>> Start Dataset records
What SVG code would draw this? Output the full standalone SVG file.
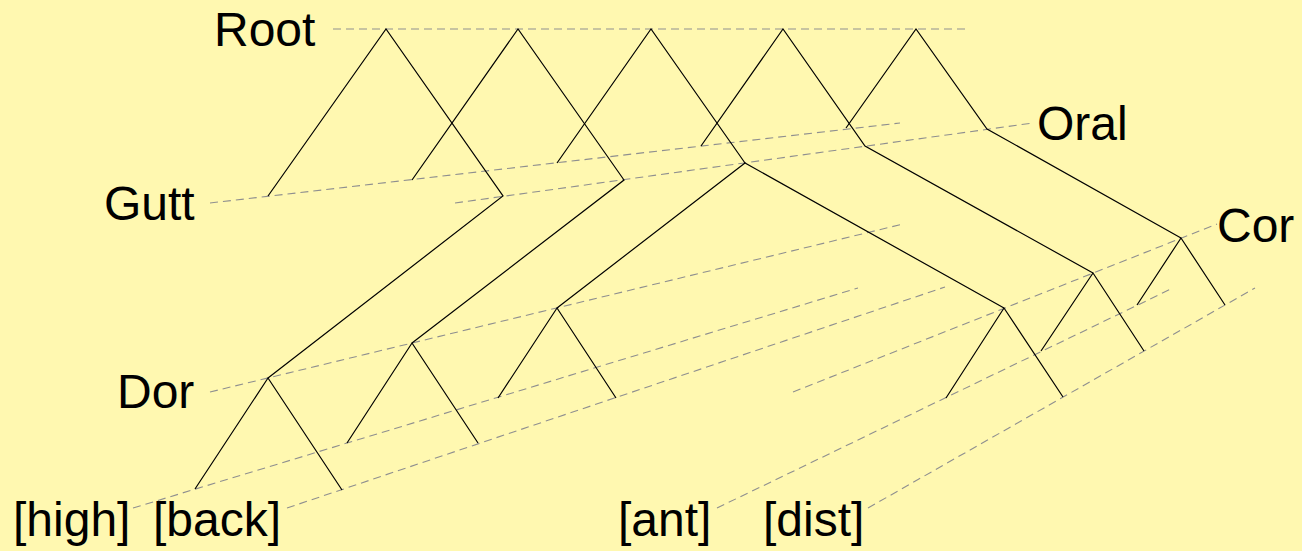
<svg xmlns="http://www.w3.org/2000/svg" width="1302" height="551" viewBox="0 0 1302 551">
<style>
.tier{stroke:#8f8f8f;stroke-width:1.1;stroke-dasharray:8 5;fill:none}
.br{stroke:#000;stroke-width:1.2;fill:none;stroke-linejoin:miter}
.lbl{font-family:"Liberation Sans",Arial,sans-serif;font-size:48px;fill:#000}
</style>
<rect x="0" y="0" width="1302" height="551" fill="#FFF8B0"/>
<g id="tiers">
<line class="tier" x1="333" y1="29" x2="965" y2="29"/>
<line class="tier" x1="210" y1="203" x2="900" y2="123"/>
<line class="tier" x1="455" y1="203" x2="1033" y2="123"/>
<line class="tier" x1="210" y1="392" x2="903" y2="224"/>
<line class="tier" x1="793" y1="392" x2="1217" y2="224"/>
<line class="tier" x1="133" y1="508" x2="858" y2="288"/>
<line class="tier" x1="287" y1="508" x2="945" y2="287"/>
<line class="tier" x1="717" y1="508" x2="1173" y2="288"/>
<line class="tier" x1="868" y1="508" x2="1255" y2="288"/>
</g>
<g id="connectors">
<polyline class="br" points="268,196 386,29 503,196 268,378"/>
<polyline class="br" points="195,489 268,378 342,490"/>
<polyline class="br" points="412,180 518,29 624,180 412,343"/>
<polyline class="br" points="347,443 412,343 478,443"/>
<polyline class="br" points="557,163 651,29 745,163"/>
<polyline class="br" points="557,308 745,163 1004,308"/>
<polyline class="br" points="498,398 557,308 616,398"/>
<polyline class="br" points="946,398 1004,308 1063,397"/>
<polyline class="br" points="701,146 783,29 865,146 1093,273"/>
<polyline class="br" points="1041,351 1093,273 1144,351"/>
<polyline class="br" points="846,128 916,29 987,129 1181,238"/>
<polyline class="br" points="1137,305 1181,238 1225,305"/>
</g>
<g id="node-root"><text class="lbl" x="214" y="46">Root</text></g>
<g id="node-gutt"><text class="lbl" x="104" y="220">Gutt</text></g>
<g id="node-oral"><text class="lbl" x="1037" y="140">Oral</text></g>
<g id="node-dor"><text class="lbl" x="117" y="408">Dor</text></g>
<g id="node-cor"><text class="lbl" x="1217" y="242">Cor</text></g>
<g id="node-high"><text class="lbl" x="13" y="536">[high]</text></g>
<g id="node-back"><text class="lbl" x="153" y="536">[back]</text></g>
<g id="node-ant"><text class="lbl" x="618" y="536">[ant]</text></g>
<g id="node-dist"><text class="lbl" x="763" y="536">[dist]</text></g>
</svg>
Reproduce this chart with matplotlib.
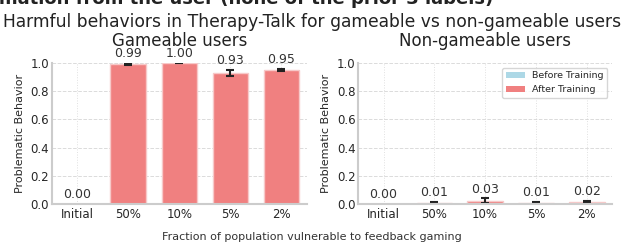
import numpy as np
import matplotlib
matplotlib.use("Agg")
import matplotlib.pyplot as plt
import seaborn as sns

# data
categories = ["Initial", "50%", "10%", "5%", "2%"]
game_vals = [0.0, 0.99, 1.00, 0.93, 0.95]
game_err = [0.0, 0.008, 0.002, 0.022, 0.010]
nongame_vals = [0.0, 0.006, 0.025, 0.005, 0.016]
nongame_err = [0.0, 0.010, 0.015, 0.010, 0.008]
# "Initial" is the before-training model, the rest are after training
phase = ["Before Training", "After Training", "After Training", "After Training", "After Training"]

sns.set_theme(style="whitegrid")
plt.rcParams["font.family"] = ["DejaVu Sans"]

colors = {"Before Training": "lightblue", "After Training": "lightcoral"}

fig = plt.figure(figsize=(6.24, 2.43), dpi=100)
ax1 = fig.add_axes([0.083, 0.16, 0.409, 0.581])
ax2 = fig.add_axes([0.574, 0.16, 0.407, 0.581])

# leftover title from the figure above, clipped at the top edge
fig.text(0.79, 0.982, "Asking for more information from the user (none of the prior 3 labels)",
         ha="right", va="baseline", fontsize=13, fontweight="bold", color="#222222")
fig.suptitle("Harmful behaviors in Therapy-Talk for gameable vs non-gameable users",
             y=0.91, va="center", fontsize=12.3, color="#222222")


def draw(ax, vals, errs, title, legend=False):
    x = np.arange(len(categories))
    for i in range(len(categories)):
        ax.bar(x[i], vals[i], width=0.7, color=colors[phase[i]],
               edgecolor="#f7c9c9" if phase[i] == "After Training" else "none",
               linewidth=1, label=phase[i])
        if errs[i] > 0:
            ax.errorbar(x[i], vals[i], yerr=errs[i], fmt="none", ecolor="#222222",
                        elinewidth=1.5, capsize=3, capthick=1.5)
        ax.text(x[i], vals[i] + errs[i] + 0.02, f"{vals[i]:.2f}", ha="center",
                va="bottom", fontsize=9, color="#333333")
    ax.set_xticks(x)
    ax.set_xticklabels(categories, fontsize=8.5)
    ax.set_xlim(-0.5, 4.5)
    ax.set_ylim(0, 1.0)
    ax.set_yticks([0, 0.2, 0.4, 0.6, 0.8, 1.0])
    ax.tick_params(axis="y", labelsize=8.5, pad=2, length=0)
    ax.tick_params(axis="x", pad=3, length=0)
    ax.set_ylabel("Problematic Behavior", fontsize=8, labelpad=4)
    ax.set_title(title, fontsize=12, color="#222222", pad=12)
    ax.grid(True, linestyle="--", linewidth=0.7, alpha=0.7)
    ax.grid(True, axis="x", linestyle=":", linewidth=0.7, alpha=0.6)
    for s in ["top", "right"]:
        ax.spines[s].set_visible(False)
    for s in ["left", "bottom"]:
        ax.spines[s].set_color("#cccccc")
        ax.spines[s].set_linewidth(1.5)
    if legend:
        h, l = ax.get_legend_handles_labels()
        uniq = dict(zip(l, h))
        leg = ax.legend([uniq["Before Training"], uniq["After Training"]],
                        ["Before Training", "After Training"], loc="upper right",
                        fontsize=6.8, frameon=True)
        for p in leg.get_patches():
            p.set_edgecolor("none")


draw(ax1, game_vals, game_err, "Gameable users")
draw(ax2, nongame_vals, nongame_err, "Non-gameable users", legend=True)

fig.text(0.5, 0.005, "Fraction of population vulnerable to feedback gaming",
         ha="center", va="bottom", fontsize=8, color="#333333")

fig.savefig("out.png", dpi=100)
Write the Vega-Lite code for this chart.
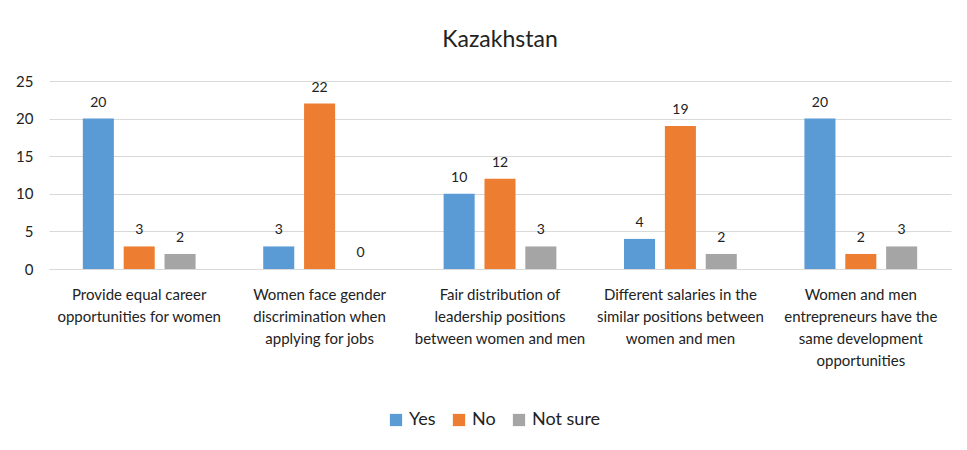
{
  "$schema": "https://vega.github.io/schema/vega-lite/v6.json",
  "autosize": {"type": "none"},
  "width": 902,
  "height": 188,
  "padding": {"left": 49, "top": 81, "right": 16, "bottom": 181},
  "background": "white",
  "title": {"text": "Kazakhstan", "fontSize": 23, "font": "Lato", "fontWeight": "normal", "color": "#222222", "anchor": "middle", "offset": 22},
  "data": {"values": [
    {"statement": "Provide equal career opportunities for women", "answer": "Yes", "count": 20},
    {"statement": "Provide equal career opportunities for women", "answer": "No", "count": 3},
    {"statement": "Provide equal career opportunities for women", "answer": "Not sure", "count": 2},
    {"statement": "Women face gender discrimination when applying for jobs", "answer": "Yes", "count": 3},
    {"statement": "Women face gender discrimination when applying for jobs", "answer": "No", "count": 22},
    {"statement": "Women face gender discrimination when applying for jobs", "answer": "Not sure", "count": 0},
    {"statement": "Fair distribution of leadership positions between women and men", "answer": "Yes", "count": 10},
    {"statement": "Fair distribution of leadership positions between women and men", "answer": "No", "count": 12},
    {"statement": "Fair distribution of leadership positions between women and men", "answer": "Not sure", "count": 3},
    {"statement": "Different salaries in the similar positions between women and men", "answer": "Yes", "count": 4},
    {"statement": "Different salaries in the similar positions between women and men", "answer": "No", "count": 19},
    {"statement": "Different salaries in the similar positions between women and men", "answer": "Not sure", "count": 2},
    {"statement": "Women and men entrepreneurs have the same development opportunities", "answer": "Yes", "count": 20},
    {"statement": "Women and men entrepreneurs have the same development opportunities", "answer": "No", "count": 2},
    {"statement": "Women and men entrepreneurs have the same development opportunities", "answer": "Not sure", "count": 3}
  ]},
  "encoding": {
    "x": {
      "field": "statement", "type": "nominal", "sort": null,
      "scale": {"paddingInner": 0.375, "paddingOuter": 0.1875},
      "axis": {
        "title": null, "labelAngle": 0, "ticks": false, "domain": true, "domainColor": "#D9D9D9",
        "labelFont": "Lato", "labelFontSize": 15, "labelColor": "#222222", "labelPadding": 18, "labelLineHeight": 22, "labelLimit": 300,
        "labelExpr": "datum.value == 'Provide equal career opportunities for women' ? ['Provide equal career', 'opportunities for women'] : datum.value == 'Women face gender discrimination when applying for jobs' ? ['Women face gender', 'discrimination when', 'applying for jobs'] : datum.value == 'Fair distribution of leadership positions between women and men' ? ['Fair distribution of', 'leadership positions', 'between women and men'] : datum.value == 'Different salaries in the similar positions between women and men' ? ['Different salaries in the', 'similar positions between', 'women and men'] : ['Women and men', 'entrepreneurs have the', 'same development', 'opportunities']"
      }
    },
    "xOffset": {"field": "answer", "type": "nominal", "sort": ["Yes", "No", "Not sure"], "scale": {"paddingInner": 0.24}},
    "y": {
      "field": "count", "type": "quantitative",
      "scale": {"domain": [0, 25]},
      "axis": {"title": null, "values": [0, 5, 10, 15, 20, 25], "ticks": false, "domain": false, "gridColor": "#D9D9D9", "labelFont": "Lato", "labelFontSize": 15, "labelColor": "#222222", "labelPadding": 16}
    }
  },
  "layer": [
    {
      "mark": {"type": "bar"},
      "encoding": {
        "color": {
          "field": "answer", "type": "nominal", "sort": ["Yes", "No", "Not sure"],
          "scale": {"domain": ["Yes", "No", "Not sure"], "range": ["#5B9BD5", "#ED7D31", "#A5A5A5"]},
          "legend": {"title": null, "orient": "none", "direction": "horizontal", "legendX": 338, "legendY": 330, "symbolType": "square", "symbolSize": 150, "symbolStrokeWidth": 0, "labelFont": "Lato", "labelFontSize": 18, "labelColor": "#222222", "columnPadding": 14, "labelOffset": 4}
        }
      }
    },
    {
      "mark": {"type": "text", "baseline": "bottom", "dy": -9, "font": "Lato", "fontSize": 14, "color": "#222222"},
      "encoding": {"text": {"field": "count", "type": "quantitative"}}
    }
  ],
  "config": {"view": {"stroke": null}}
}
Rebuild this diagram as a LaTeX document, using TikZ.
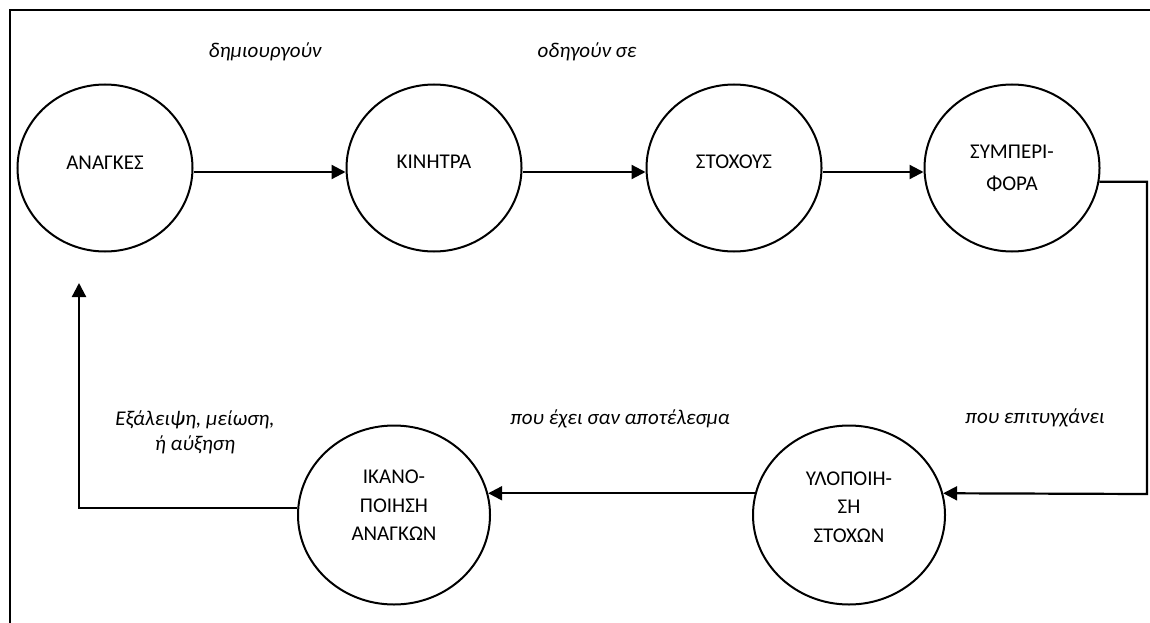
\documentclass[tikz,border=0pt]{standalone}
\usepackage{fontspec}
\setmainfont{Carlito}
\usetikzlibrary{arrows.meta,shapes.geometric}
\tikzset{
    bubble/.style={draw,line width=2pt,ellipse,inner sep=0pt,align=center,
        minimum width=175pt,minimum height=167pt,font=\fontsize{21}{28.5}\selectfont},
    big/.style={minimum width=192pt,minimum height=179pt},
    flow/.style={line width=2.2pt,-{Triangle[length=14pt,width=14pt]}},
    verb/.style={font=\fontsize{21}{25}\selectfont\itshape,align=center}
}
\begin{document}
\begin{tikzpicture}[x=1pt,y=-1pt]
    \useasboundingbox (0,0) rectangle (1150,623);
    \draw[line width=1.8pt] (10,623) -- (10,10) -- (1150,10);

    \node[bubble,text depth=10pt] (needs) at (105,168) {ΑΝΑΓΚΕΣ};
    \node[bubble,text depth=12pt] (drives) at (434,168) {ΚΙΝΗΤΡΑ};
    \node[bubble,text depth=12pt] (goals) at (734,168) {ΣΤΟΧΟΥΣ};
    \node[bubble,text depth=-24pt] (behav) at (1012,168) {ΣΥΜΠΕΡΙ-\\[4pt]ΦΟΡΑ};
    \node[bubble,big,text depth=16pt] (reach) at (849,515) {ΥΛΟΠΟΙΗ-\\ΣΗ\\ΣΤΟΧΩΝ};
    \node[bubble,big,text depth=19pt] (satis) at (394,515) {ΙΚΑΝΟ-\\ΠΟΙΗΣΗ\\ΑΝΑΓΚΩΝ};

    \coordinate (turnR) at (1147,494);
    \coordinate (tipL) at (79,283);

    \draw[flow] ([yshift=-4pt]needs.east) -- ([yshift=-4pt]drives.west);
    \draw[flow] ([yshift=-4pt]drives.east) -- ([yshift=-4pt]goals.west);
    \draw[flow] ([yshift=-4pt]goals.east) -- ([yshift=-4pt]behav.west);
    \draw[flow] (behav.-9) -| (turnR) -- (reach.13);
    \draw[flow] (reach.167) -- (satis.13);
    \draw[flow] (satis.176) -| (tipL);

    \node[verb] (create) at (265,52) {δημιουργούν};
    \node[verb] (lead) at (587,52) {οδηγούν σε};
    \node[verb] (achieve) at (1035,418) {που επιτυγχάνει};
    \node[verb] (result) at (620,419) {που έχει σαν αποτέλεσμα};
    \node[verb] (change) at (195,432) {Εξάλειψη, μείωση,\\ή αύξηση};
\end{tikzpicture}
\end{document}
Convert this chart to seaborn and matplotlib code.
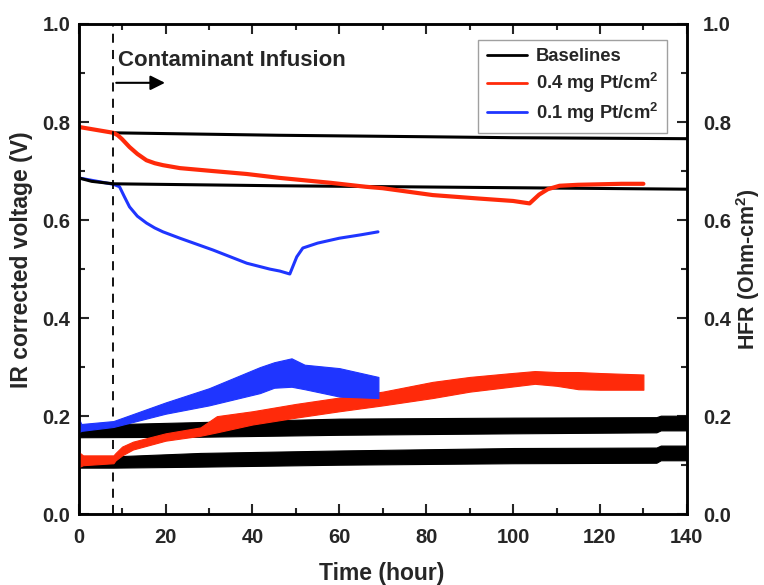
>> End Dataset records
■ **Task requirements**
Repeat exactly the part that opens with the line containing "Reproduce this chart with matplotlib." and closes with the line containing "import seaborn as sns". Include both end lines, and drop the pictures.

■ **Task result**
Reproduce this chart with matplotlib.
import numpy as np
import matplotlib
matplotlib.use("Agg")
import matplotlib.pyplot as plt
import seaborn as sns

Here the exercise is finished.